Yes, God. He sees crisis as an opportunity. He sees intervention as a strategy. He is the restorer. Perhaps, the finest illustration I’ve ever witnessed of “His strength made perfect in our weakness” is via my parents and this rescue operation. My mom is not a nurse. In her own ability, she is not prepared or equipped to handle the needs of her precious mother. In my Dad’s strength, he is not prepared to handle the delivery of his mother-in-law and all of her goods, which also include a difficult sibling who tries to “help”, but possesses a myriad of issues and all inconceivable monetary woes. Interpersonal crisis. Financial crisis. Relational crisis. They all strutted to the front porch and started knocking.
“How does one determine the balance between compassion and survival?” This is the question I have been asking myself for seven days, as I’ve waded through a sea of uneasiness with regard to what this means for my family. I’ve worried about the pressures it will put on my parents.
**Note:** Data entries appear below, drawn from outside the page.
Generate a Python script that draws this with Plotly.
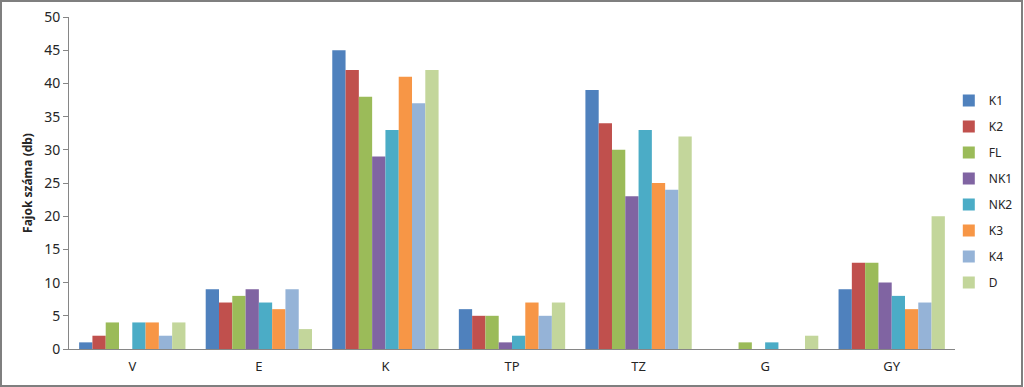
import plotly.graph_objects as go

categories = ["V", "E", "K", "TP", "TZ", "G", "GY"]
series_names = ["K1", "K2", "FL", "NK1", "NK2", "K3", "K4", "D"]
K1 = [1, 9, 45, 6, 39, 0, 9]
K2 = [2, 7, 42, 5, 34, 0, 13]
FL = [4, 8, 38, 5, 30, 1, 13]
NK1 = [0, 9, 29, 1, 23, 0, 10]
NK2 = [4, 7, 33, 2, 33, 1, 8]
K3 = [4, 6, 41, 7, 25, 0, 6]
K4 = [2, 9, 37, 5, 24, 0, 7]
D = [4, 3, 42, 7, 32, 2, 20]
series_values = [K1, K2, FL, NK1, NK2, K3, K4, D]
colors = ["#4F81BD", "#C0504D", "#9BBB59", "#8064A2", "#4BACC6", "#F79646", "#95B3D7", "#C3D69B"]
y_ticks = [0, 5, 10, 15, 20, 25, 30, 35, 40, 45, 50]

fig = go.Figure()
for name, vals, col in zip(series_names, series_values, colors):
    fig.add_trace(go.Bar(name=name, x=categories, y=vals, marker=dict(color=col, line=dict(width=0)),
                         legendgroup=name))

fig.update_layout(
    width=1024, height=387,
    margin=dict(l=69, r=69, t=17, b=38, autoexpand=False),
    paper_bgcolor="white", plot_bgcolor="white",
    barmode="group", bargap=0.16, bargroupgap=0,
    font=dict(family="Noto Sans, Liberation Sans, sans-serif", size=13, color="#262626"),
    legend=dict(x=0.993, xanchor="left", y=0.792, yanchor="top", tracegroupgap=7,
                font=dict(size=12), itemwidth=30, bgcolor="rgba(0,0,0,0)"),
    showlegend=True,
)
fig.update_xaxes(showline=True, linecolor="#868686", linewidth=1, ticks="outside", ticklen=5,
                 tickcolor="rgba(0,0,0,0)", showgrid=False, tickfont=dict(size=13), automargin=False)
fig.update_yaxes(range=[0, 50], tickvals=y_ticks, showline=True, linecolor="#868686", linewidth=1,
                 ticks="outside", ticklen=5, tickcolor="#868686", showgrid=False, zeroline=False,
                 tickfont=dict(size=14), automargin=False,
                 title=dict(text="<b>Fajok száma (db)</b>", font=dict(size=12), standoff=8))
fig.add_shape(type="rect", xref="paper", yref="paper", x0=-68/886, x1=1+67/886, y0=-37/332, y1=1+16/332,
              line=dict(color="#7F7F7F", width=2))
fig.write_html("out.html", config={"displayModeBar": False},
               post_script="document.body.style.margin='0';document.body.style.overflow='hidden';")
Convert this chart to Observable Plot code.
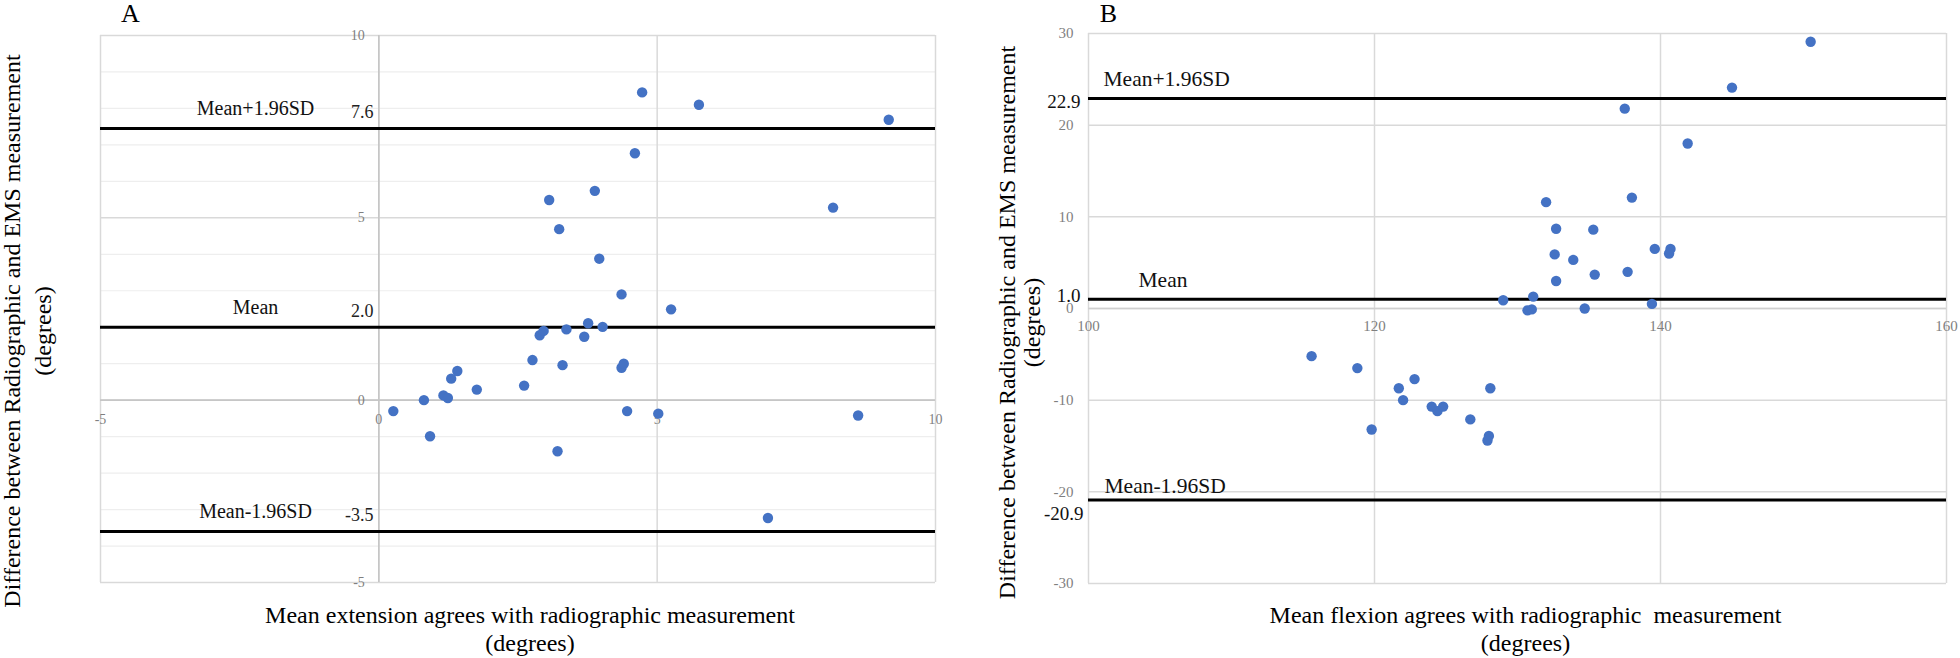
<!DOCTYPE html>
<html>
<head>
<meta charset="utf-8">
<script src="https://cdn.jsdelivr.net/npm/d3@7"></script>
<script src="https://cdn.jsdelivr.net/npm/@observablehq/plot@0.6"></script>
<style>
  html, body { margin: 0; padding: 0; background: #fff; }
  #wrap { display: flex; flex-direction: row; width: 1960px; height: 658px; }
  #wrap svg { display: block; }
</style>
</head>
<body>
<div id="wrap"></div>
<script>
// ---------- Panel A: extension ----------
const extMean = [0.26,0.81,0.92,1.16,1.24,1.30,1.41,1.76,2.61,2.76,2.89,2.96,3.06,3.24,3.30,3.37,3.69,3.76,3.88,3.96,4.02,3.21,4.36,4.36,4.40,4.46,4.60,4.73,5.02,5.25,5.75,6.99,8.16,8.61,9.16];
const extDiff = [-0.30,0.00,-0.99,0.13,0.06,0.59,0.80,0.29,0.40,1.10,1.78,1.90,5.49,4.69,0.96,1.94,1.74,2.11,5.74,3.88,2.01,-1.40,2.90,0.89,1.00,-0.30,6.77,8.44,-0.37,2.49,8.10,-3.23,5.28,-0.42,7.69];
const extLimitValues = [7.45, 2.0, -3.6];
const extLimitText = ["7.6", "2.0", "-3.5"];
const extXTicks = [-5, 0, 5, 10];
const extYTicks = [-5, 0, 5, 10];
const extYMinor = [-4, -3, -2, -1, 1, 2, 3, 4, 6, 7, 8, 9];

// ---------- Panel B: flexion ----------
const flexMean = [150.5,145.0,137.5,141.9,132.0,138.0,132.7,135.3,132.6,133.9,139.6,140.7,140.6,132.7,135.4,137.7,129.0,131.1,130.7,131.0,134.7,139.4,115.6,118.8,119.8,121.7,122.0,122.8,124.0,124.4,124.8,126.7,128.0,127.9,128.1];
const flexDiff = [29.1,24.1,21.8,18.0,11.6,12.1,8.7,8.6,5.9,5.3,6.5,6.5,6.0,3.0,3.7,4.0,0.9,1.3,-0.2,-0.1,0.0,0.5,-5.2,-6.5,-13.2,-8.7,-10.0,-7.7,-10.7,-11.2,-10.7,-12.1,-13.9,-14.4,-8.7];
const flexLimitValues = [22.9, 1.0, -20.9];
const flexLimitText = ["22.9", "1.0", "-20.9"];
const flexXTicks = [100, 120, 140, 160];
const flexYTicks = [-30, -20, -10, 0, 10, 20, 30];

const limitNames = ["Mean+1.96SD", "Mean", "Mean-1.96SD"];
const yTitle = "Difference between Radiographic and EMS measurement";
const degrees = "(degrees)";
const xTitleA = "Mean extension agrees with radiographic measurement";
const xTitleB = "Mean flexion agrees with radiographic  measurement";

const SERIF = "'Liberation Serif', 'Times New Roman', serif";
const BLUE = "#4472C4";
const GRID = "#d9d9d9";
const TICK = "#7f7f7f";

const extPts = extMean.map((m, i) => ({m, d: extDiff[i]}));
const flexPts = flexMean.map((m, i) => ({m, d: flexDiff[i]}));

const mid = {textAnchor: "middle", lineAnchor: "middle"};

function oneLabel(text, value, o) {
  return Plot.text([text], {y: () => value, frameAnchor: "left", lineAnchor: "middle", fontFamily: SERIF, fill: "#111", ...o});
}

const plotA = Plot.plot({
  width: 980, height: 658,
  marginLeft: 100, marginRight: 45, marginTop: 35, marginBottom: 76,
  x: {domain: [-5, 10], axis: null},
  y: {domain: [-5, 10], axis: null},
  style: {fontFamily: SERIF, background: "#fff", overflow: "visible"},
  marks: [
    Plot.ruleY(extYMinor, {stroke: "#eeeeee", strokeWidth: 1.2}),
    Plot.ruleY(extYTicks, {stroke: GRID, strokeWidth: 1.5}),
    Plot.ruleX(extXTicks, {stroke: GRID, strokeWidth: 1.5}),
    Plot.ruleY([0], {stroke: "#c6c6c6", strokeWidth: 1.6}),
    Plot.ruleX([0], {stroke: "#c6c6c6", strokeWidth: 1.6}),
    Plot.ruleY(extLimitValues, {stroke: "#000", strokeWidth: 3}),
    // tick labels (Excel-style, attached to the zero lines)
    Plot.text(extYTicks, {x: () => 0, y: d => d, dx: -14, textAnchor: "end", lineAnchor: "middle", fontSize: 14, fill: TICK}),
    Plot.text(extXTicks, {x: d => d, y: () => 0, dy: 19, ...mid, fontSize: 14, fill: TICK}),
    // limit labels
    Plot.text(limitNames, {y: (d, i) => extLimitValues[i], frameAnchor: "left", dx: 155, dy: -20, ...mid, fontSize: 20, fill: "#111"}),
    Plot.text(extLimitText, {y: (d, i) => extLimitValues[i], frameAnchor: "left", dx: 273, dy: -16, textAnchor: "end", lineAnchor: "middle", fontSize: 18, fill: "#222"}),
    // points
    Plot.dot(extPts, {x: "m", y: "d", r: 5.2, fill: BLUE, stroke: "none"}),
    // panel letter and axis titles
    Plot.text(["A"], {frameAnchor: "top-left", dx: 30, dy: -22, ...mid, fontSize: 26, fill: "#000"}),
    Plot.text([yTitle], {frameAnchor: "left", dx: -88, dy: 22, rotate: -90, ...mid, fontSize: 24, fill: "#000"}),
    Plot.text([degrees], {frameAnchor: "left", dx: -57, dy: 22, rotate: -90, ...mid, fontSize: 24, fill: "#000"}),
    Plot.text([xTitleA], {frameAnchor: "bottom", dx: 12, dy: 33, ...mid, fontSize: 24, fill: "#000"}),
    Plot.text([degrees], {frameAnchor: "bottom", dx: 12, dy: 61, ...mid, fontSize: 24, fill: "#000"})
  ]
});

const plotB = Plot.plot({
  width: 980, height: 658,
  marginLeft: 108, marginRight: 14, marginTop: 33, marginBottom: 75,
  x: {domain: [100, 160], axis: null},
  y: {domain: [-30, 30], axis: null},
  style: {fontFamily: SERIF, background: "#fff", overflow: "visible"},
  marks: [
    Plot.ruleY(flexYTicks, {stroke: GRID, strokeWidth: 1.5}),
    Plot.ruleX(flexXTicks, {stroke: GRID, strokeWidth: 1.5}),
    Plot.ruleY([0], {stroke: "#cfcfcf", strokeWidth: 1.6}),
    Plot.ruleY(flexLimitValues, {stroke: "#000", strokeWidth: 3}),
    Plot.text(flexYTicks, {y: d => d, frameAnchor: "left", dx: -15, textAnchor: "end", lineAnchor: "middle", fontSize: 15, fill: TICK}),
    Plot.text(flexXTicks, {x: d => d, y: () => 0, dy: 18, ...mid, fontSize: 15, fill: TICK}),
    oneLabel(limitNames[0], flexLimitValues[0], {dx: 15, dy: -19, textAnchor: "start", fontSize: 21.5}),
    oneLabel(limitNames[1], flexLimitValues[1], {dx: 50, dy: -19, textAnchor: "start", fontSize: 21.5}),
    oneLabel(limitNames[2], flexLimitValues[2], {dx: 16, dy: -14, textAnchor: "start", fontSize: 21.5}),
    oneLabel(flexLimitText[0], flexLimitValues[0], {dx: -8, dy: 3, textAnchor: "end", fontSize: 19}),
    oneLabel(flexLimitText[1], flexLimitValues[1], {dx: -8, dy: -3, textAnchor: "end", fontSize: 19}),
    oneLabel(flexLimitText[2], flexLimitValues[2], {dx: -5, dy: 14, textAnchor: "end", fontSize: 19}),
    Plot.dot(flexPts, {x: "m", y: "d", r: 5.2, fill: BLUE, stroke: "none"}),
    Plot.text(["B"], {frameAnchor: "top-left", dx: 20, dy: -20, ...mid, fontSize: 26, fill: "#000"}),
    Plot.text([yTitle], {frameAnchor: "left", dx: -81, dy: 14, rotate: -90, ...mid, fontSize: 24, fill: "#000"}),
    Plot.text([degrees], {frameAnchor: "left", dx: -56, dy: 14, rotate: -90, ...mid, fontSize: 24, fill: "#000"}),
    Plot.text([xTitleB], {frameAnchor: "bottom", dx: 8, dy: 32, ...mid, fontSize: 24, fill: "#000"}),
    Plot.text([degrees], {frameAnchor: "bottom", dx: 8, dy: 60, ...mid, fontSize: 24, fill: "#000"})
  ]
});

const wrap = document.getElementById("wrap");
wrap.appendChild(plotA);
wrap.appendChild(plotB);
</script>
</body>
</html>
I’ve worried about my mother’s health, her marriage, her emotional state, as she takes this on. I’ve worried about the financial implications it will have on my parents who have worked diligently to create a solid life, preparation for their own retirement, enjoying the fruits of their near 40 years of marriage. I have cried, prayed, advocated, yelled, and prayed some more.
I’ve cried out for justice. I’ve asked God to right wrongs. This reminds me of a story I failed to share last Sunday, about a 19 year girl who shared a room with Grandma last week in a nursing home. Crippled with lupus and on oxygen, she still had the sweetest spirit and a glimmer of fight in her eye. She told me how nice my grandmother was. She told me how she had been in and out of the hospital and in and out of that same nursing home a total of 6 times this year. She shared how her mom has 5 other children and cannot care for her. There was no sign of anger or resentment on her face. Only 19. I felt ashamed….of stupid things I’d griped about the hour before. I asked her about her hobbies. She loves art. When I asked her preferred medium, she replied “coloring.” I smiled. I felt like leaping out of that chair and running to the store for color books and crayons, and then I looked at my mom and grandma, and weighed by care, I just sat there. Shame on me.
I haven’t written about the young girl or grandma prior to now, because after all it’s “THANKSGIVING” week. I felt the pressure to feel light and fluffy on my own blog. The truth is, it has not been light nor fluffy. But, in this emotion, I’ve actually been able to procure and savor the authenticity of gratitude. For real. Funny, isn’t it? Watching my mom give unceasingly of herself to her mother, getting no sleep and then insisting upon having “Thanksgiving”, while observing my dad rally behind her despite his own uncertainty…this is the type of giving I’m thankful for.
I don’t know what will happen tomorrow, a week or a month from now. But, I know that we have strong faith in a Great God and we have each other. Last night, on my way home from Steve’s family’s celebration, I stopped to check on mom. Grandma was sitting up in a chair, in a family room, with my parents, watching re-runs of the X-factor. She was laughing.